Fonti e Bibl.: Archivio di Stato di Bologna, Reggimento, Instrumenti e Scritture, XIV; Bologna, Archivio generale arcivescovile, Registri dei Battezzati e Registro atti di battesimo; Biblioteca comunale, B. Carrati, Genealogie di famiglie bolognesi, Ms. B.700; Archivio di Stato di Mantova, Corrispondenza da Bologna aa. 1600-1603, Ms. B.1167; Archivio di Stato di Mantova - Archivio Gonzaga, Corrispondenza da Mantova e paesi dello Stato.

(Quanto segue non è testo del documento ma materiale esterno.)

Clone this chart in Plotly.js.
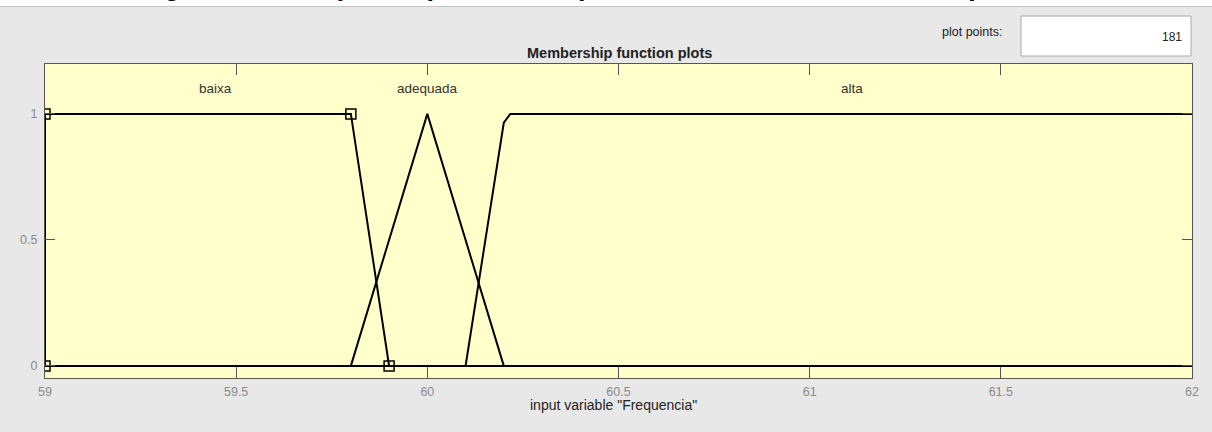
<!DOCTYPE html>
<html>
<head>
<meta charset="utf-8">
<script src="https://cdn.plot.ly/plotly-3.0.1.min.js"></script>
<style>
  html, body { margin: 0; padding: 0; overflow: hidden; background: #e8e8e8; }
  #chart { width: 1212px; height: 432px; }
</style>
</head>
<body>
<div id="chart"></div>
<script>
// ---- data ----
const baixaX = [59, 59, 59.8, 59.9, 62];
const baixaY = [0, 1, 1, 0, 0];
const baixaParamsX = [59, 59, 59.8, 59.9];
const baixaParamsY = [0, 1, 1, 0];

const adequadaX = [59, 59.8, 60, 60.2, 62];
const adequadaY = [0, 0, 1, 0, 0];

const altaX = [59, 60.1, 60.2, 60.217, 62];
const altaY = [0, 0, 0.965, 1, 1];

const mfNames = ["baixa", "adequada", "alta"];
const mfLabelX = [59.445, 60.0, 61.11];
const mfLabelY = 1.1;

const xTicks = [59, 59.5, 60, 60.5, 61, 61.5, 62];
const yTicks = [0, 0.5, 1];

const plotTitle = "Membership function plots";
const xTitle = 'input variable "Frequencia"';
const caption = "Figura 19 - Função de pertinência para a variável de entrada Frequência";
const plotPointsLabel = "plot points:";
const plotPointsValue = "181";

// ---- layout geometry (pixels) ----
const W = 1212, H = 432;
const M = { l: 45, r: 20, t: 64, b: 54 };
const pw = W - M.l - M.r, ph = H - M.t - M.b;
const px = x => (x - M.l) / pw;          // pixel x -> paper
const py = y => (H - M.b - y) / ph;      // pixel y -> paper

const FONT = "Liberation Sans, Arial, sans-serif";
const lineStyle = { color: "#000000", width: 2 };

const traces = [
  { x: baixaX, y: baixaY, mode: "lines", line: lineStyle, hoverinfo: "skip" },
  { x: adequadaX, y: adequadaY, mode: "lines", line: lineStyle, hoverinfo: "skip" },
  { x: altaX, y: altaY, mode: "lines", line: lineStyle, hoverinfo: "skip" },
  { x: baixaParamsX, y: baixaParamsY, mode: "markers",
    marker: { symbol: "square-open", size: 10, color: "#000000", line: { width: 1.5, color: "#000000" } },
    hoverinfo: "skip" }
];

const annotations = [];
mfNames.forEach((n, i) => annotations.push({
  x: mfLabelX[i], y: mfLabelY, xref: "x", yref: "y", text: n, showarrow: false,
  xanchor: "center", yanchor: "middle",
  font: { family: FONT, size: 13.5, color: "#333333" }
}));
annotations.push({
  x: px(619), y: py(52.5), xref: "paper", yref: "paper", text: "<b>" + plotTitle + "</b>",
  xanchor: "center", yanchor: "middle", showarrow: false,
  font: { family: FONT, size: 14.5, color: "#222222" }
});
annotations.push({
  x: px(613), y: py(405), xref: "paper", yref: "paper", text: xTitle,
  xanchor: "center", yanchor: "middle", showarrow: false,
  font: { family: FONT, size: 14, color: "#222222" }
});
annotations.push({
  x: px(972), y: py(32), xref: "paper", yref: "paper", text: plotPointsLabel,
  xanchor: "center", yanchor: "middle", showarrow: false,
  font: { family: FONT, size: 12.5, color: "#222222" }
});
annotations.push({
  x: px(1184), y: py(37), xref: "paper", yref: "paper", text: plotPointsValue,
  xanchor: "right", yanchor: "middle", showarrow: false,
  font: { family: FONT, size: 12, color: "#222222" }
});
annotations.push({
  x: px(601), y: py(3), xref: "paper", yref: "paper", text: "<b>" + caption + "</b>",
  xanchor: "center", yanchor: "bottom", showarrow: false,
  font: { family: FONT, size: 27, color: "#000000" }
});

const shapes = [
  { type: "rect", xref: "paper", yref: "paper", x0: px(-5), x1: px(W + 5), y0: py(6), y1: py(-10),
    fillcolor: "#ffffff", line: { width: 0 }, layer: "below" },
  { type: "line", xref: "paper", yref: "paper", x0: px(-5), x1: px(W + 5), y0: py(6.5), y1: py(6.5),
    line: { color: "#c4c4c4", width: 1 }, layer: "below" },
  { type: "rect", xref: "paper", yref: "paper", x0: px(1021), x1: px(1191), y0: py(56), y1: py(16),
    fillcolor: "#ffffff", line: { color: "#a8a8a8", width: 1 }, layer: "below" }
];

const axisCommon = {
  showgrid: false, zeroline: false, showline: true, linecolor: "#555555", linewidth: 1,
  mirror: "ticks", ticks: "inside", tickcolor: "#555555", tickwidth: 1,
  tickfont: { family: FONT, size: 12.5, color: "#8a8a8a" },
  fixedrange: true
};

const layout = {
  width: W, height: H,
  margin: M,
  paper_bgcolor: "#e8e8e8",
  plot_bgcolor: "#ffffcc",
  showlegend: false,
  xaxis: Object.assign({}, axisCommon, {
    range: [59, 62], tickvals: xTicks, ticktext: xTicks.map(String), ticklen: 11,
    ticklabelstandoff: 2
  }),
  yaxis: Object.assign({}, axisCommon, {
    range: [-0.048, 1.198], tickvals: yTicks, ticktext: yTicks.map(String), ticklen: 10,
    ticklabelstandoff: 4
  }),
  annotations: annotations,
  shapes: shapes
};

Plotly.newPlot("chart", traces, layout, { staticPlot: true, displayModeBar: false });
</script>
</body>
</html>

P.S. Dolfi, Cronologia delle famiglie nobili bolognesi, Bologna 1650; G. Fantuzzi, Notizie degli scrittori bolognesi, VIII, Bologna 1790, pp. 32-34; F. Canetoli, Blasone bolognese e armi gentilizie delle famiglie nobili bolognesi, Bologna 1791-1795; G. Tiraboschi, Storia della letteratura italiana, VII, Modena 1792; G. Guidicini, Cose notabili della città di Bologna, Bologna 1872; L. Rossi, Gli scrittori politici bolognesi, Bologna 1888; S. Verardi Ventura, L’ordinamento bolognese dei secoli XVI-XVII. Introduzione all’edizione del ms. B.1114 della Biblioteca dell’Archiginnasio. Lo stato, il governo et i magistrati di Bologna del cavalier C. S., in L’Archiginnasio, LXXIV (1979, ma 1980), pp. 181-425, LXXVI (1981, ma 1982), pp. 167-376; G.L. Betti, Scrittori politici bolognesi nell’età moderna, Genova 2000; C. Continisio, La corona del principe di C. S. per Rodolfo Gonzaga di Castiglione, Mantova 2014; La corona del principe. Iconologia e simbologia per Vincenzo I Gonzaga. Saggi in memoria di Cesare Mozzarelli a dieci anni dalla scomparsa, a cura di C. Continisio, Mantova 2014; G.L. Betti - M. Calore, Indagine sugli scritti, la biblioteca e il ‘Museo’ di Ercole Bottrigari, eclettico intellettuale bolognese (1531-1612), in Teca, Testimonianza Editoria Cultura Arte, 2016, 9-12, pp. 39-69.